Frei Betto
Desde el surgimiento de la agricultura, cuando el ser humano ya no dependía de la fase recolectora y extractiva, se trató de domesticar la naturaleza, ponerle límites, desviar su curso, exigir que siga, no sus leyes intrínsecas sino nuestra lógica volteada hacia el lucro.
Por lo cual encauzamos ríos, reducimos el ímpetu de los mares, rompemos la oscuridad de la noche, logramos hacer volar lo que es más pesado que el aire.
La razón moderna desencantó al mundo. Y la primera víctima fue el milagro, que la ciencia trata de expulsar del mundo y de la mente humana.
La creencia en el milagro revela cierta noción de Dios. ¿Será él como un encantador que, habiendo cometido errores en su obra, necesita a cada momento correr para acá y para allá a fin de corregir defectos imprevistos? ¿Libra él de la enfermedad a los hijos preferidos y no a los marginados? ¿Permanece atento a quien expone más súplicas y premia su insistencia con el milagro?
La razón moderna considera que sólo la ignorancia acepta milagros en el orden natural de las cosas. Que hay milagro cuando se desconocen las leyes de la naturaleza, igual que se llama magia a lo que esconde o provoca un truco.
Lo que hoy es considerado como milagro, ¿será esclarecido mañana por la ciencia, como lo hace el Fantástico en sus reportajes sobre el origen ordinario de hechos extraordinarios.
Hay teólogos que restringen la acción divina al hecho de la Creación.
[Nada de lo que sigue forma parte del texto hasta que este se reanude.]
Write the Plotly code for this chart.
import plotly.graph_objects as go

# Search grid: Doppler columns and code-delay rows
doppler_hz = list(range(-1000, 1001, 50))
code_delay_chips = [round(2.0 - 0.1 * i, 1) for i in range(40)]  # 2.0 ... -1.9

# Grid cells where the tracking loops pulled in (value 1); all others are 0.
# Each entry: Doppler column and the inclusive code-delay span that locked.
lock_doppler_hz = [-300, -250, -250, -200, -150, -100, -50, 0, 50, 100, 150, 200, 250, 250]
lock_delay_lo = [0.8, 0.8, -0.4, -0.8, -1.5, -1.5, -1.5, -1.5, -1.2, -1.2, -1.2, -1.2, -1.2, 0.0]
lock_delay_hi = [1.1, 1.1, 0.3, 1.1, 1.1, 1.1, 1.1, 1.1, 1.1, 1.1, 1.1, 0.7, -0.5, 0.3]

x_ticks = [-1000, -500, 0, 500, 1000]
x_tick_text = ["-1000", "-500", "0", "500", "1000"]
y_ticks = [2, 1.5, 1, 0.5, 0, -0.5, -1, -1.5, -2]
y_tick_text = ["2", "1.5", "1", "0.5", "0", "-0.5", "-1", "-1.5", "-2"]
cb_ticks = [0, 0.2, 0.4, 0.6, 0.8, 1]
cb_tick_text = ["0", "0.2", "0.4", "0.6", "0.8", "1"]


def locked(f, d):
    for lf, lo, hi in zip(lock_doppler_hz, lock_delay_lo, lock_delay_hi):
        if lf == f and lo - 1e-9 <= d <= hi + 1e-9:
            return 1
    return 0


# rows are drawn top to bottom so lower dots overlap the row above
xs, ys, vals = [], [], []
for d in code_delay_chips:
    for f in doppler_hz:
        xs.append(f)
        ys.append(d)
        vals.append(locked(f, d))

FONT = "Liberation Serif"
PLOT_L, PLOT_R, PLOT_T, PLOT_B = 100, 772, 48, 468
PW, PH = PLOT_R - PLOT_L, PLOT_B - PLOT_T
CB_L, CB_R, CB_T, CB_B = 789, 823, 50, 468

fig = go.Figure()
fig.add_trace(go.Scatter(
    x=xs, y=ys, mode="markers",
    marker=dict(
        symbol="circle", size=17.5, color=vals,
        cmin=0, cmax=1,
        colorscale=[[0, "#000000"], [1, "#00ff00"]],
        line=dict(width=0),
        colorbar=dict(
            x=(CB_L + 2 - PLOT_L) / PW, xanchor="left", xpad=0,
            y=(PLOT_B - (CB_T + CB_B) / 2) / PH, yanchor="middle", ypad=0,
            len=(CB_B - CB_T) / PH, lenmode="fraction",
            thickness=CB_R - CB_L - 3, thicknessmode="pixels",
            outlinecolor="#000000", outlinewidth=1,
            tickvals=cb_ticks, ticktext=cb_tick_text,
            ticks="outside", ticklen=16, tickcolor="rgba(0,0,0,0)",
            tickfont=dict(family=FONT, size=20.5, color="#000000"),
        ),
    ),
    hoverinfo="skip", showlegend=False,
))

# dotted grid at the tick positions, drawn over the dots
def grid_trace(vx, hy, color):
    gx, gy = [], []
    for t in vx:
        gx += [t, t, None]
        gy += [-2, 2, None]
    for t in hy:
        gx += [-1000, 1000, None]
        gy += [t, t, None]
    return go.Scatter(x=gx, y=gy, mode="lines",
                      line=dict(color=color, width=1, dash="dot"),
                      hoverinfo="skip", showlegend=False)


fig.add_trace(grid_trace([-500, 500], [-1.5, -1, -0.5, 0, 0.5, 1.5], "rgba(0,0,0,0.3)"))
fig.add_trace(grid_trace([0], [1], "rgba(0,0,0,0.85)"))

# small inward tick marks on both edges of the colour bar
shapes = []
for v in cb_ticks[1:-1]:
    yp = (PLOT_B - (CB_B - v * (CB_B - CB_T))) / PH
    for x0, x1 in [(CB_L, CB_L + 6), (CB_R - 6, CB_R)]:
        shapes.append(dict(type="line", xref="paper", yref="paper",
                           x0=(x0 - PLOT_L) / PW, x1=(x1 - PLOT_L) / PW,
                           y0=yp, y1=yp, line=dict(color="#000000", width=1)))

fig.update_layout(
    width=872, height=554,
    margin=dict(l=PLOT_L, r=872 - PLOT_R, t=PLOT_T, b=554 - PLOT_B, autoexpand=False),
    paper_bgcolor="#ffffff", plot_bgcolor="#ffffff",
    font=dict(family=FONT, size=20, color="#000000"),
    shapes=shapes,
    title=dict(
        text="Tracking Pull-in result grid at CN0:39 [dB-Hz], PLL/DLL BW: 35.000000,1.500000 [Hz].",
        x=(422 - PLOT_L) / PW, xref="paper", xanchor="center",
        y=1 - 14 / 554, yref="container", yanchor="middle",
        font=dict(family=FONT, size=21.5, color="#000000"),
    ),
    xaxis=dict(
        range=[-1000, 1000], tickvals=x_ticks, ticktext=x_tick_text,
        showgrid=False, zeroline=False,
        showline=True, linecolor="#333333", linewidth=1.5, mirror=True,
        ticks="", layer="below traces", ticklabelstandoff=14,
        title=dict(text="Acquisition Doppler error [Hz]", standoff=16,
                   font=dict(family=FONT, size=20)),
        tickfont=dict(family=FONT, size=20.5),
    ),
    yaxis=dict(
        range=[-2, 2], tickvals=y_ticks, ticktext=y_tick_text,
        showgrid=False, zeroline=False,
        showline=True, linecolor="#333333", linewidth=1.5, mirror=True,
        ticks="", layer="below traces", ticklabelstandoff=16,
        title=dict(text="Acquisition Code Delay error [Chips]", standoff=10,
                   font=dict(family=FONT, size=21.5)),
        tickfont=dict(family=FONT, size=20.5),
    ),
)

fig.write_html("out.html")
Dios, al crear, habría dotado a la naturaleza de leyes que, cual un mecanismo de reloj, funcionan sin que el relojero tenga que intervenir. Si se dan imperfecciones en la creación no son culpa de Dios. Hay que buscar las causas en la acción humana sobre la naturaleza y en nuestra ignorancia, que percibe como defecto lo que para Dios sería un mero y previsible efecto.
Las Iglesias adoptan una posición ambigua ante el milagro. Unas admiten la omnipotencia divina, el poder de Dios para obrar cambios sustanciales en el rumbo natural de las cosas y, al mismo tiempo, miran con escepticismo cualquier suceso que, por su carácter extraordinario, sea tenido como milagro.
Las Iglesias neopentecostales estimulan la fe de sus fieles a través de milagros sucesivos, especialmente los que restablecen la salud. Pero las Iglesias históricas ya sospechan ante tanta profusión de milagros. Hasta el punto de que el Vaticano, en los procesos de canonización, nombra un “abogado del diablo”, encargado de rebatir fenómenos que la fe identifica como milagrosos.
Muchos aceptan que Dios tiene la capacidad de obrar milagros. Un Dios mágico capaz de extraer de su chistera omnipotente todo tipo de curaciones y de bendiciones. Un Dios dispuesto en todo momento a contradecir e incluso a subvertir las leyes de la naturaleza que él mismo estableció. Un Dios hecho a nuestra imagen y semejanza.
¿Qué hizo Moisés en aquel mundo politeísta para convencer al faraón de que Yavé era un Dios especial, diferente de los demás? Le presentó una serie de milagros. Y al convencerse de que el faraón se mantenía obstinadamente apegado a sus dioses egipcios recurrió a las diversas plagas.
El Dios espectáculo es tan paradójico como el Dios utilitario. Mientras en el dólar norteamericano está grabada la inscripción “En Dios confiamos” (In God we trust), los soldados nazis llevaban inscrito en la hebilla del cinto “Dios está con nosotros” (Gott mit uns).
¿Y el Dios de Jesús con quién está? ¿Cuál es su posición en todo esto? Jesús actuaba con discreción, pedía a sus discípulos que no hicieran alarde en cuanto a su identidad, y cuando curaba no atribuía el mérito a sí mismo sino a la fe: “Tu fe te ha salvado”.
El verdadero milagro de Dios es la presencia de Jesús entre nosotros. Presencia nada espectacular (nace en un pesebre y muere asesinado en una cruz) e incómoda (choca con las autoridades religiosas y políticas). No era el orden de la naturaleza lo que le interesaba cambiar sino el corazón humano. Quedo a la espera de que Dios le cambie a él…
Es frecuente encontrar a alguien que tenga fe en Jesús. Lo raro es toparse con alguien que tenga la fe de Jesús, que lo llevó a posicionarse en defensa de los oprimidos en nombre de un Dios amoroso y misericordioso.
Sin duda la vida humana es el mayor de todos los milagros. Sin embargo no nos llama la atención. No creemos en él. Somos muy indiferentes a tantas vidas segadas precozmente por la miseria y la violencia.